Beginning on Halloween, the Manitoba Council for International Cooperation (MCIC) is proposing a challenge: purchase fair trade coffee, tea, and chocolate as much as you can for the entire month. The Fair Trade Challenge runs from Oct. 31 to Nov. 29.
The annual month-long challenge has been held for the last seven years. This year, four additional challenges are being offered. Individuals can take part in the office challenge, baker’s challenge, school challenge, and the holiday challenge.
Bakers taking part in the challenge have the opportunity to try new products – such as fair trade cocoa, sugar, and dried fruit.
Larissa Kanhai, fair trade outreach officer at MCIC, mentioned that some individuals are already making a strong effort to purchase and use fair trade products.
“This is just kind of a fun thing to let them get to feature that for a month and be celebrated for it,” she said.

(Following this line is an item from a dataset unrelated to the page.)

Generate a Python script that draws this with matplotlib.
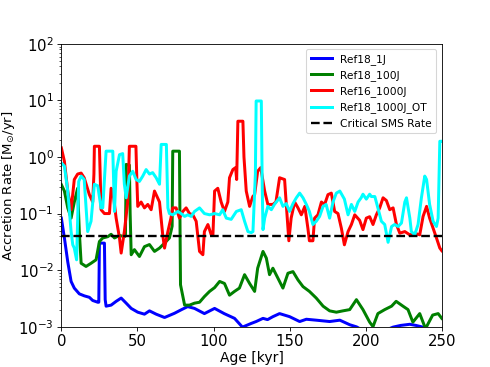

Fair trade encompasses a wide range of values, including gender equity, workplace safety, and the exclusion of child labour practices.
“Fair trade is as it sounds,” said Kanhai. “It’s the idea of bringing global equity to the work set that people are already doing. It is an alternative to conventional trade standards where producers may not be earning a fair wage for the work that they’re doing.”
Local business Green Bean Coffee Imports is well on its way to promoting fair trade in Winnipeg.
The business, owned and founded by Derryl Reid, has been established for six years. The Manitoban spoke with Reid about his business and the importance of fair trade.
“We’re not a big company. It consists of myself and my daughter,” said Reid. The company is a direct-trade company – different from fair trade in the sense that Reid has a direct relationship with the farmers in Bolivia.
Reid tries to visit the co-operative once a year. The beans his company uses are sourced right from Bolivia and roasted at a roasterie just north of Winnipeg.
“When we started the company we wanted to be more than a just-for-profit entity. We wanted to be a local company. We wanted to make a little bit of a difference any way we could,” Reid added.
According to Kanhai, fair trade products can be up to 10 per cent more expensive than non fair trade products. The reason for the increase is that businesses and producers are asking for the market value.
However, Kanhai noted that, “more and more as fair trade is becoming more popular, for certain products it’s actually quite comparable to the other products that you may be purchasing anyways.”
Reid stressed that the 10 per cent cost increase makes a significant difference.
“We really need to be aware of the impact of that 10 per cent; what it has on these economies and these farmers – it has such a huge impact,” he said. “I think it’s really important [ . . . ] for people to understand what the issues are, and what fair trade really means to farmers in the third world.”
Asked of his favourite part of the job, Reid laughed: “Aside from drinking great coffee every morning?”
He also enjoys being part of the fair trade movement, how much the movement is growing and changing, and working with the farmers in Bolivia.
Degrees Restaurant on campus is a proud supporter of Green Bean Coffee Imports, selling the company’s coffee in the restaurant. Thomas Blumer, food and beverage manager of Degrees, felt that the choice to sell fair trade products is a personal decision.
“It’s just having integrity and wanting to do the right thing,” said Blumer. Since the business is owned by UMSU, Degrees has a mandate to price the products to break even as opposed to making high profits.
“The daily choices that you make everyday, they can make a difference. It’s called purchasing power,” said Kanhai.